Kairo (ANTARA News) - Satu ledakan bom menewaskan seorang pria dan melukai saudaranya di dekat Ibu Kota Mesir, Kairo, pada Sabtu, demikian laporan harian Al Ahram di jejaringnya.
Kedua orang tersebut sedang mengamankan satu daerah di Provinsi Giza, yang bertetangga dengan Kairo, dan mereka menemukan barang yang mencurigakan. Ketika mereka sedang memeriksa barang itu, benda tersebut meledak sebab itu akan bom rakitan, kata laporan Al Ahram.
Ledakan tersebut terjadi cuma sehari sebelum upacara pengambilan sumpah Presiden terpilih Mesir Abdel-Fattah As-Sisi --yang menang besar dalam pemiliha presiden negeri itu pada Mei, demikian laporan Xinhua.
As-Sisi, mantan kepala staf Angkatan Darat, memimpin penggulingan presiden Islami Mohamed Moursi pada Juli tahun lalu, setelah protes di seluruh negeri tersebut terhadap kekuasaan satu-tahun tokoh Ikhwanul Muslimin itu.

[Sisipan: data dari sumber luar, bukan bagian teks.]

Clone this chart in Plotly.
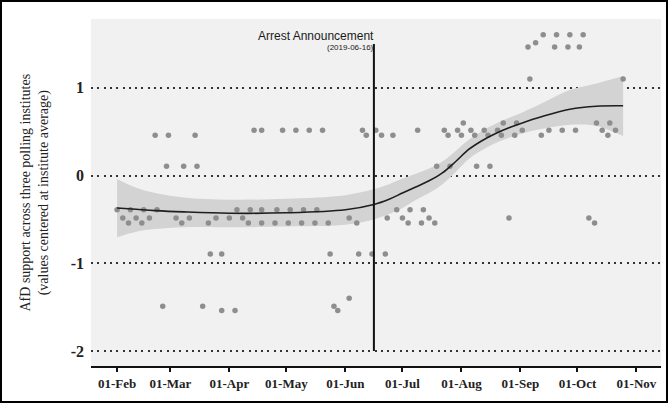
import plotly.graph_objects as go

# ---- data: centered AfD polling values ----
poll_dates = [
    "2019-02-01", "2019-02-04", "2019-02-07", "2019-02-08", "2019-02-11", "2019-02-14",
    "2019-02-15", "2019-02-18", "2019-02-21", "2019-02-22", "2019-02-25", "2019-02-27",
    "2019-02-28", "2019-03-04", "2019-03-07", "2019-03-08", "2019-03-11", "2019-03-14",
    "2019-03-15", "2019-03-18", "2019-03-21", "2019-03-22", "2019-03-25", "2019-03-28",
    "2019-03-28", "2019-04-01", "2019-04-04", "2019-04-05", "2019-04-08", "2019-04-11",
    "2019-04-12", "2019-04-14", "2019-04-18", "2019-04-18", "2019-04-18", "2019-04-25",
    "2019-04-26", "2019-04-29", "2019-05-02", "2019-05-03", "2019-05-06", "2019-05-09",
    "2019-05-10", "2019-05-13", "2019-05-16", "2019-05-17", "2019-05-20", "2019-05-23",
    "2019-05-24", "2019-05-26", "2019-05-28", "2019-06-03", "2019-06-03", "2019-06-07",
    "2019-06-08", "2019-06-10", "2019-06-12", "2019-06-15", "2019-06-17", "2019-06-20",
    "2019-06-22", "2019-06-23", "2019-06-26", "2019-06-28", "2019-07-01", "2019-07-04",
    "2019-07-05", "2019-07-09", "2019-07-11", "2019-07-12", "2019-07-15", "2019-07-18",
    "2019-07-19", "2019-07-23", "2019-07-25", "2019-07-26", "2019-07-30", "2019-08-01",
    "2019-08-02", "2019-08-06", "2019-08-08", "2019-08-09", "2019-08-13", "2019-08-15",
    "2019-08-16", "2019-08-20", "2019-08-22", "2019-08-23", "2019-08-26", "2019-08-29",
    "2019-08-30", "2019-09-02", "2019-09-05", "2019-09-06", "2019-09-09", "2019-09-12",
    "2019-09-13", "2019-09-16", "2019-09-19", "2019-09-20", "2019-09-23", "2019-09-26",
    "2019-09-27", "2019-09-30", "2019-10-02", "2019-10-04", "2019-10-07", "2019-10-10",
    "2019-10-11", "2019-10-14", "2019-10-17", "2019-10-18", "2019-10-21", "2019-10-25",
]
poll_values = [
    -0.39, -0.485, -0.54, -0.39, -0.485, -0.54,
    -0.39, -0.485, 0.46, -0.39, -1.49, 0.105,
    0.46, -0.485, -0.54, 0.105, -0.485, 0.46,
    0.105, -1.49, -0.54, -0.895, -0.485, -0.895,
    -1.54, -0.485, -1.54, -0.39, -0.485, -0.54,
    -0.39, 0.515, 0.515, -0.39, -0.54, -0.54,
    -0.39, 0.515, -0.54, -0.39, 0.515, -0.54,
    -0.39, 0.515, -0.54, -0.39, 0.515, -0.54,
    -0.895, -1.49, -1.54, -0.485, -1.40, -0.54,
    -0.895, 0.515, 0.46, -0.895, 0.515, 0.46,
    -0.895, -0.485, 0.46, -0.39, -0.485, -0.54,
    -0.39, 0.515, -0.54, -0.39, -0.485, -0.54,
    0.105, 0.515, 0.46, 0.105, 0.515, 0.46,
    0.60, 0.515, 0.46, 0.105, 0.515, 0.46,
    0.105, 0.515, 0.46, 0.60, -0.485, 0.46,
    0.60, 0.515, 1.465, 1.10, 1.515, 0.46,
    1.605, 0.515, 1.465, 1.605, 0.515, 1.465,
    1.605, 0.515, 1.465, 1.605, -0.485, -0.54,
    0.60, 0.515, 0.46, 0.60, 0.515, 1.10,
]

# ---- smoothed trend with confidence band ----
fit_dates = ["2019-02-01", "2019-02-11", "2019-02-21", "2019-03-08", "2019-04-01",
             "2019-05-01", "2019-06-01", "2019-06-16", "2019-06-24", "2019-07-01",
             "2019-07-08", "2019-07-15", "2019-07-22", "2019-07-29", "2019-08-05",
             "2019-08-12", "2019-08-19", "2019-08-26", "2019-09-02", "2019-09-12",
             "2019-09-27", "2019-10-11", "2019-10-25"]
fit_mid = [-0.37, -0.385, -0.40, -0.415, -0.43, -0.425, -0.39, -0.33, -0.27, -0.20,
           -0.13, -0.06, 0.03, 0.16, 0.30, 0.40, 0.48, 0.545, 0.60, 0.67,
           0.755, 0.79, 0.795]
fit_hi = [-0.04, -0.14, -0.20, -0.25, -0.275, -0.265, -0.225, -0.155, -0.10, -0.035,
          0.02, 0.08, 0.16, 0.28, 0.41, 0.51, 0.59, 0.66, 0.72, 0.82,
          0.975, 1.05, 1.135]
fit_lo = [-0.705, -0.64, -0.61, -0.59, -0.59, -0.58, -0.56, -0.50, -0.44, -0.37,
          -0.28, -0.20, -0.10, 0.04, 0.19, 0.29, 0.37, 0.43, 0.48, 0.53,
          0.58, 0.565, 0.45]

event_date = "2019-06-16"
event_label = "Arrest Announcement"
event_sub = "(2019-06-16)"

tick_dates = ["2019-02-01", "2019-03-01", "2019-04-01", "2019-05-01", "2019-06-01",
              "2019-07-01", "2019-08-01", "2019-09-01", "2019-10-01", "2019-11-01"]
tick_labels = ["01-Feb", "01-Mar", "01-Apr", "01-May", "01-Jun",
               "01-Jul", "01-Aug", "01-Sep", "01-Oct", "01-Nov"]
y_ticks = [-2, -1, 0, 1]
y_labels = ["-2", "-1", "0", "1"]

W, H = 668, 403
ML, MR, MT, MB = 91, 7, 19, 37
PW, PH = W - ML - MR, H - MT - MB

fig = go.Figure()

fig.add_trace(go.Scatter(x=fit_dates, y=fit_lo, mode="lines",
                         line=dict(width=0, shape="spline"), hoverinfo="skip",
                         showlegend=False))
fig.add_trace(go.Scatter(x=fit_dates, y=fit_hi, mode="lines", fill="tonexty",
                         fillcolor="#d3d3d3", line=dict(width=0, shape="spline"),
                         hoverinfo="skip", showlegend=False))
fig.add_trace(go.Scatter(x=poll_dates, y=poll_values, mode="markers",
                         marker=dict(size=5.5, color="#8e8e8e"), showlegend=False))
fig.add_trace(go.Scatter(x=fit_dates, y=fit_mid, mode="lines",
                         line=dict(color="#1e1e1e", width=1.6, shape="spline"),
                         showlegend=False))
fig.add_trace(go.Scatter(x=[event_date, event_date], y=[-2, 1.5], mode="lines",
                         line=dict(color="#111111", width=2), showlegend=False))

fig.add_annotation(x=event_date, y=1.59, xref="x", yref="y", text=event_label,
                   showarrow=False, xanchor="right", yanchor="middle", xshift=2,
                   font=dict(family="Liberation Sans", size=12, color="#1a1a1a"))
fig.add_annotation(x=event_date, y=1.455, xref="x", yref="y", text=event_sub,
                   showarrow=False, xanchor="right", yanchor="middle", xshift=2,
                   font=dict(family="Liberation Sans", size=8, color="#1a1a1a"))

fig.add_annotation(x=(34 - ML) / PW, y=0.5, xref="paper", yref="paper",
                   text="AfD support across three polling institutes<br>(values centered at institute average)",
                   textangle=-90, showarrow=False, xanchor="center", yanchor="middle",
                   font=dict(family="Liberation Serif", size=14, color="#222222"))

# outer frame
fig.add_shape(type="rect", xref="paper", yref="paper",
              x0=(1 - ML) / PW, x1=(W - 1 - ML) / PW,
              y0=-(MB - 1) / PH, y1=(PH + MT - 1) / PH,
              line=dict(color="#000000", width=2), fillcolor="rgba(0,0,0,0)")

fig.update_layout(
    width=W, height=H, autosize=False,
    margin=dict(l=ML, r=MR, t=MT, b=MB, pad=0),
    paper_bgcolor="white", plot_bgcolor="#f1f1f1",
    xaxis=dict(type="date", range=["2019-01-18 07:00", "2019-11-13 22:00"],
               tickvals=tick_dates, ticktext=tick_labels,
               showgrid=False, zeroline=False,
               showline=True, linecolor="#111111", linewidth=2,
               ticks="outside", ticklen=4, tickwidth=2, tickcolor="#111111",
               tickfont=dict(family="Liberation Serif", size=13, color="#222222", weight="bold")),
    yaxis=dict(range=[-2.172, 1.785], tickvals=y_ticks, ticktext=y_labels,
               showgrid=True, gridcolor="#333333", gridwidth=1.6, griddash="2px,4.3px",
               zeroline=False, showline=False, ticks="", ticklabelstandoff=6,
               tickfont=dict(family="Liberation Serif", size=16, color="#222222", weight="bold")),
)

fig.write_html("out.html")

Sejak penggulingan Moursi, Mesir telah diguncang oleh gelombang ledakan, kebanyakan di Semenanjung Sinai, yang mudah bergolak. Ledakan tersebut ditujukan ke personel keamanan dan kompleks mereka. Belakangan, beberapa ledakan terjadi di Kairo dan kota besar Delta Nil.
Satu laporan belum lama dari pemerintah mengatakan jumlah korban jiwa akibat serangan semacam itu mencapai hampir 500 orang, kebanyakan tentara dan polisi.

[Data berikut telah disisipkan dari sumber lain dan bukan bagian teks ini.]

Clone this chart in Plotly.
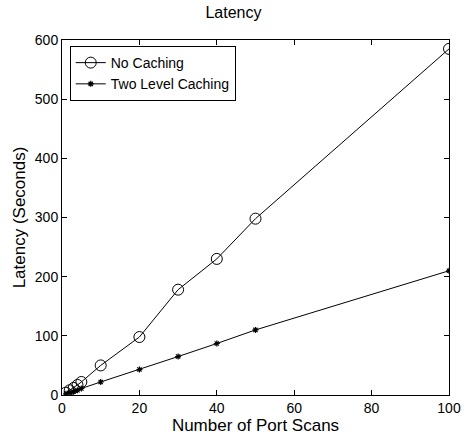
import plotly.graph_objects as go

scans = [1, 2, 3, 4, 5, 10, 20, 30, 40, 50, 100]
no_caching = [4, 8, 12, 17, 22, 50, 98, 178, 230, 298, 585]
two_level = [2, 4, 6, 8, 11, 22, 43, 65, 87, 110, 210]

fig = go.Figure()
fig.add_trace(go.Scatter(x=scans, y=no_caching, mode="lines+markers", name="No Caching",
                         line=dict(color="black", width=1),
                         marker=dict(symbol="circle-open", size=11, color="black", line=dict(width=1))))
fig.add_trace(go.Scatter(x=scans, y=two_level, mode="lines+markers", name="Two Level Caching",
                         line=dict(color="black", width=1),
                         marker=dict(symbol="asterisk-open", size=5, color="black", line=dict(width=1.2))))

font = "Liberation Sans, Arial, sans-serif"
axis_common = dict(showgrid=False, zeroline=False, showline=True, linecolor="black", linewidth=1,
                   mirror="ticks", ticks="inside", ticklen=5, tickcolor="black", automargin=False,
                   tickfont=dict(family=font, size=14, color="black"))
fig.update_layout(
    width=467, height=439,
    margin=dict(l=62, r=18, t=40, b=44),
    paper_bgcolor="white", plot_bgcolor="white",
    title=dict(text="Latency", x=0.5, xanchor="center", y=0.972, yanchor="middle",
               font=dict(family=font, size=16, color="black")),
    xaxis=dict(range=[0, 100], dtick=20, title=dict(text="Number of Port Scans", standoff=2,
               font=dict(family=font, size=17, color="black")), **axis_common),
    yaxis=dict(range=[0, 600], dtick=100, title=dict(text="Latency (Seconds)", standoff=4,
               font=dict(family=font, size=17, color="black")), **axis_common),
    legend=dict(x=0.02, y=0.983, xanchor="left", yanchor="top", bgcolor="white",
                bordercolor="black", borderwidth=1, font=dict(family=font, size=14, color="black"),
                itemwidth=30, tracegroupgap=0),
    showlegend=True,
)
fig.write_html("out.html")
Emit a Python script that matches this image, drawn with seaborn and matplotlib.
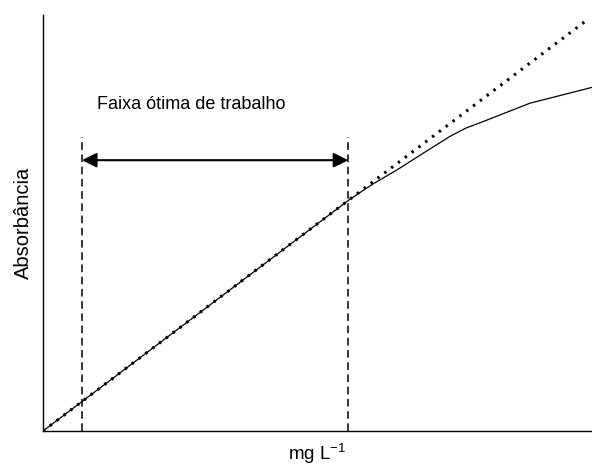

Pada hari yang sama, satu pengadilan Mesir menjatuhkan hukuman mati atas 10 anggota Ikhwanul Muslimin dalam pengadilan tanpa kehadiran terdakwa sehubungan dengan dakwaan menghasut kerusuhan dan pembunuhan dalam protes setelah pendepakan presiden Mohamed Moursi pada Juli lalu, demikian laporan stasiun TV resmi.
Sebelumnya, stasiun televisi itu melaporkan pemimpin spiritual Ikhwanul Muslimin Mohamed Badie termasuk di antara terpidana, tapi berita paling akhir mengkonfirmasi ia tak terdapat di dalam daftar tersebut.
Badie dijatuhi hukuman mati bersama hampir 700 pendukung Ikhwanul Muslimin pada akhir April dalam kasus terpisah dengan dakwaan upaya pembunuhan polisi di Kota Sungai Nil, Minya, Agustus lalu.
Pengadilan itu mendapati semua 10 anggota Ikhwanul Muslimin tersebut, yang tidak menghadiri sidang itu, dinyatakan bersalah menghasut kerusuhan dan menghalangi jalan raya utama di Kairo Utara, dalam protes masyarakat setelah presiden saat itu Moursi didepak dalam satu kudeta militer.
Putusan pengadilan tersebut diserahkan ke Kantor Mufti Agung, otoritas Islam tertinggi di negeri itu, untuk meminta pertimbangannya. Putusan akhir, yang dapat diajukan banding, akan dikeluarkan pada 5 Juli.
Pengadilan yang sama juga menunda vonis bagi sisa 38 terdakwa, termasuk pemimpin Ikhwanul Muslimin Mohamed Badie --yang juga menghadapi dakwaan yang sama-- sampai proses 5 Juli.
Dua di antara terdakwa dalam pengadilan tersebut adalah Mohamed El-Beltagi --pemimpin senior Ikhwanul Muslimin, tokoh agama Salafi Safwat Hegazi, dan dua mantan menteri kabinet dalam pemerintah Moursi, demikian Xinhua melaporkan.